The exercise:
Only the lines from the one with "Generate a web" through the one with "192, ry: 90", inclusive, should be echoed exactly; pictures are left out.

[Code that draws figures]
((
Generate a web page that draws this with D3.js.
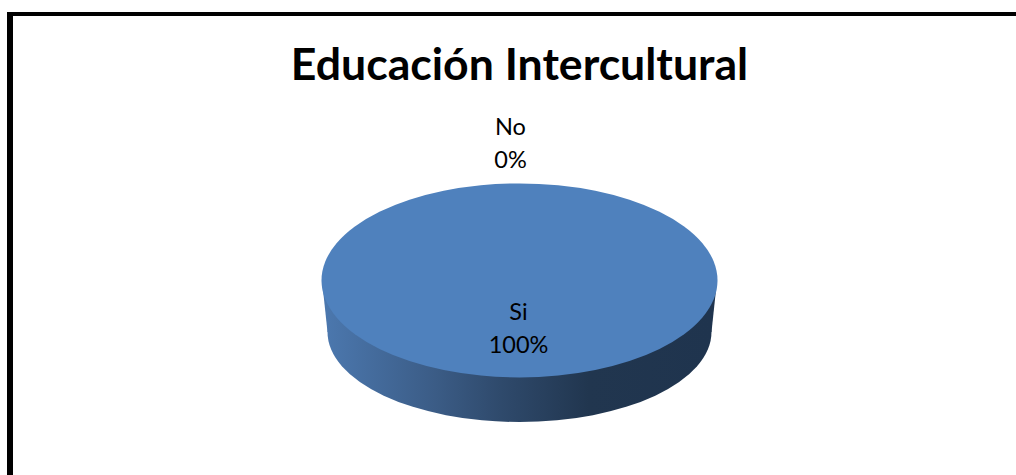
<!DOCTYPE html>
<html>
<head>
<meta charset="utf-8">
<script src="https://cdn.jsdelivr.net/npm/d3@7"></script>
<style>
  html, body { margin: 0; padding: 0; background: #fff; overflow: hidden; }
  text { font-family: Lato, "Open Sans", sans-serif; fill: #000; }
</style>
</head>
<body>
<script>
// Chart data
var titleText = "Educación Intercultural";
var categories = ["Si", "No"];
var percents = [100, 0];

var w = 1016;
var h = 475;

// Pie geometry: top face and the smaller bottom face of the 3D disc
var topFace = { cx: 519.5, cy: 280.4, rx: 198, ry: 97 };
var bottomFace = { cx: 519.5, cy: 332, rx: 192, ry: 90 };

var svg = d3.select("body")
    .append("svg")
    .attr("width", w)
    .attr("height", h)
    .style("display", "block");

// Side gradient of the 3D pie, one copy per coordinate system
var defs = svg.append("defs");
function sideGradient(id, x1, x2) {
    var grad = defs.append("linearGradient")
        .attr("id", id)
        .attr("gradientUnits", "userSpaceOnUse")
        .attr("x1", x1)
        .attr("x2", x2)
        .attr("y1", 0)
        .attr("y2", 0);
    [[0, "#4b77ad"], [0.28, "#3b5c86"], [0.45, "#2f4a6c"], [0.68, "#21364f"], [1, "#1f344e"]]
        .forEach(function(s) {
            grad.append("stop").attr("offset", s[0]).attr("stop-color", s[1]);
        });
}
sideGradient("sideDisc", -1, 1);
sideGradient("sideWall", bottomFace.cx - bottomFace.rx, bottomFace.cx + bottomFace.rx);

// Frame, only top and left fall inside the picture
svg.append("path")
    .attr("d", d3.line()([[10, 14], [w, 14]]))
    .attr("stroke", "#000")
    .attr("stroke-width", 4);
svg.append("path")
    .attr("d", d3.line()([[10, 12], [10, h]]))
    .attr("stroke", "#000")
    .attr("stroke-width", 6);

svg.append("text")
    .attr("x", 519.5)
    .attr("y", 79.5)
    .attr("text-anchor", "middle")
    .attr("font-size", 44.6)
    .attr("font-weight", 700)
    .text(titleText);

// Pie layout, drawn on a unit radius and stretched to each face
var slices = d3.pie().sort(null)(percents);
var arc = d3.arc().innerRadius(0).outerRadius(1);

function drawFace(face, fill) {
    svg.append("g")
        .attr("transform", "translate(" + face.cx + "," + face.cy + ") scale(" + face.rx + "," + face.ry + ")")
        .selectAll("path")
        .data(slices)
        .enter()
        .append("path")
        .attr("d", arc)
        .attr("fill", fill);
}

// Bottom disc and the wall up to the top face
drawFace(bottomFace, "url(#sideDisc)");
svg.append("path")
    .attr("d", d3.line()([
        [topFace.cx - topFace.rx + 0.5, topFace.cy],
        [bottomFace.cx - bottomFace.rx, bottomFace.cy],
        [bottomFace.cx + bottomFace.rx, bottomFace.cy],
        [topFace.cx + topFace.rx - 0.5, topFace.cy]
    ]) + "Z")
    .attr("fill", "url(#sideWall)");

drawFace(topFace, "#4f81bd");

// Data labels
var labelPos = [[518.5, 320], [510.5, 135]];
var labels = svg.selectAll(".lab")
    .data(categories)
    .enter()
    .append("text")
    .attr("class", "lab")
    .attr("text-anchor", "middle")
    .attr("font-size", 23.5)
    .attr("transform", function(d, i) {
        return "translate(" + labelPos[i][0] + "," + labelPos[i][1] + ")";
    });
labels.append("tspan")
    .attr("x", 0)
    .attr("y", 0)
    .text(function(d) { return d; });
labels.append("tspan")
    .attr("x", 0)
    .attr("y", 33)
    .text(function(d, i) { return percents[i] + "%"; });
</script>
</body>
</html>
))
((
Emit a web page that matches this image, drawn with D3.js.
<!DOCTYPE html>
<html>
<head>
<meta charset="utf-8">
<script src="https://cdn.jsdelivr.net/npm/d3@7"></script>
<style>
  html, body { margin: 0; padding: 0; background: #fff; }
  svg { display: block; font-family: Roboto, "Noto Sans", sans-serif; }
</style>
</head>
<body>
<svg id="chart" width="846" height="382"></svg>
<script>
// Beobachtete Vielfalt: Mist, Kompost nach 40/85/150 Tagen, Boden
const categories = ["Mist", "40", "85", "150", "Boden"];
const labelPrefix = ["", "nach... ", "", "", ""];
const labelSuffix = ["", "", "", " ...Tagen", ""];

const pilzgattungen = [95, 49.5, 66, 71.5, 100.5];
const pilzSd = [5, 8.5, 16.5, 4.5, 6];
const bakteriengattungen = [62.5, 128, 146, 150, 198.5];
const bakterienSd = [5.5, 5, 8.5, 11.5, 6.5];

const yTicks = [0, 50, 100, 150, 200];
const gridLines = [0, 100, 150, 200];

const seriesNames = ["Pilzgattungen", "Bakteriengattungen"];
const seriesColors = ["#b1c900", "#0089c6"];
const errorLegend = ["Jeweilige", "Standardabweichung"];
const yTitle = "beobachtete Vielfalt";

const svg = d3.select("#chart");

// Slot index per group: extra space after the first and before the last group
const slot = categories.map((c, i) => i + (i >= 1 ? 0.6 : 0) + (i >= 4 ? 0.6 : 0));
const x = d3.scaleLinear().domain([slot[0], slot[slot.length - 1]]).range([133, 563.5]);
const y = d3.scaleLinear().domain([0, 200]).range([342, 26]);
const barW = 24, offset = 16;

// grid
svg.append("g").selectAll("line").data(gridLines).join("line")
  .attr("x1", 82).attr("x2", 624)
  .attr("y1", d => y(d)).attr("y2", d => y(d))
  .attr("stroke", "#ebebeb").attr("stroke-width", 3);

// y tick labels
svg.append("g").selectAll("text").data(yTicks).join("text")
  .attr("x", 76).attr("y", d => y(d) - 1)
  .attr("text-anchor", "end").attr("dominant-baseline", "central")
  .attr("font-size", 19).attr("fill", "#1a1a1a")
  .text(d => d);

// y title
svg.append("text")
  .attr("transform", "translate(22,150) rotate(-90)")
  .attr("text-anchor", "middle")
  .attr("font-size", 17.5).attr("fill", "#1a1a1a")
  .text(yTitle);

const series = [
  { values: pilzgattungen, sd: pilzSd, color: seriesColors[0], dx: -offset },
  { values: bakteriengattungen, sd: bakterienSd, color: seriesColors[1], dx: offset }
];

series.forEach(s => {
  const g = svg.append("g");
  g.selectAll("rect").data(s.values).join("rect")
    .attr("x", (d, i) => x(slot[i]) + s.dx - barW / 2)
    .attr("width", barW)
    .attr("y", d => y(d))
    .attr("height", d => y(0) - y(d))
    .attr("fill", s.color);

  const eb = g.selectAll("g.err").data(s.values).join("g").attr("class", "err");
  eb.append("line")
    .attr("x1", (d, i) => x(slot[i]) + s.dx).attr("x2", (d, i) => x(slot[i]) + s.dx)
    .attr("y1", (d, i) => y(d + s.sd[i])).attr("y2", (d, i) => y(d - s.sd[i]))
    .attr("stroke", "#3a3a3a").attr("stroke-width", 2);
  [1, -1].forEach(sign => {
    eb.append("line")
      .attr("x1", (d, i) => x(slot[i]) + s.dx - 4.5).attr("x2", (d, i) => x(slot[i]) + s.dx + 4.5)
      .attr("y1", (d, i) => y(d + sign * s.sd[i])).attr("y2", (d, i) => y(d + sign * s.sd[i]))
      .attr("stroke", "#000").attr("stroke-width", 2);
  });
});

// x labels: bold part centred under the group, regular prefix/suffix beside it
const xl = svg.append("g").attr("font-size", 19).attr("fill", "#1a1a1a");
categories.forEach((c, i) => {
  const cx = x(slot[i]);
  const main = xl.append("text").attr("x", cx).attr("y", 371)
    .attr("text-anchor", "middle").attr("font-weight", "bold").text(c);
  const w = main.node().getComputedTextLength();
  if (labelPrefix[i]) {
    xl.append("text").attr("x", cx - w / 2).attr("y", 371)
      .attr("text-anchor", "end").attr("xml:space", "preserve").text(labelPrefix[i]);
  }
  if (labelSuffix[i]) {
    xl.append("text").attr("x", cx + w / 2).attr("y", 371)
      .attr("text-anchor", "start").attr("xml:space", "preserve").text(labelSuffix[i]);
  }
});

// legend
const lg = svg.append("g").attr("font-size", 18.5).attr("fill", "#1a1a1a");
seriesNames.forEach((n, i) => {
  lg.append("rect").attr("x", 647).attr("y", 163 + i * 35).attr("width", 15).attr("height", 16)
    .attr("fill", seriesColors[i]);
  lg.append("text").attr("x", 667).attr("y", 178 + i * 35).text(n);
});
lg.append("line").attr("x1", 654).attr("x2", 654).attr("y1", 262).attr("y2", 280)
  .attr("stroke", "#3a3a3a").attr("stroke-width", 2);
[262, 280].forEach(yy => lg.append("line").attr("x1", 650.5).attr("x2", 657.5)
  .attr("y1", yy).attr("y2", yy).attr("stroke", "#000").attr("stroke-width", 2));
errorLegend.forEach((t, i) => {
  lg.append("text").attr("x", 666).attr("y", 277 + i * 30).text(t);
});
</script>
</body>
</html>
))
Expected output:
Generate a web page that draws this with D3.js.
<!DOCTYPE html>
<html>
<head>
<meta charset="utf-8">
<script src="https://cdn.jsdelivr.net/npm/d3@7"></script>
<style>
  html, body { margin: 0; padding: 0; background: #fff; overflow: hidden; }
  text { font-family: Lato, "Open Sans", sans-serif; fill: #000; }
</style>
</head>
<body>
<script>
// Chart data
var titleText = "Educación Intercultural";
var categories = ["Si", "No"];
var percents = [100, 0];

var w = 1016;
var h = 475;

// Pie geometry: top face and the smaller bottom face of the 3D disc
var topFace = { cx: 519.5, cy: 280.4, rx: 198, ry: 97 };
var bottomFace = { cx: 519.5, cy: 332, rx: 192, ry: 90 };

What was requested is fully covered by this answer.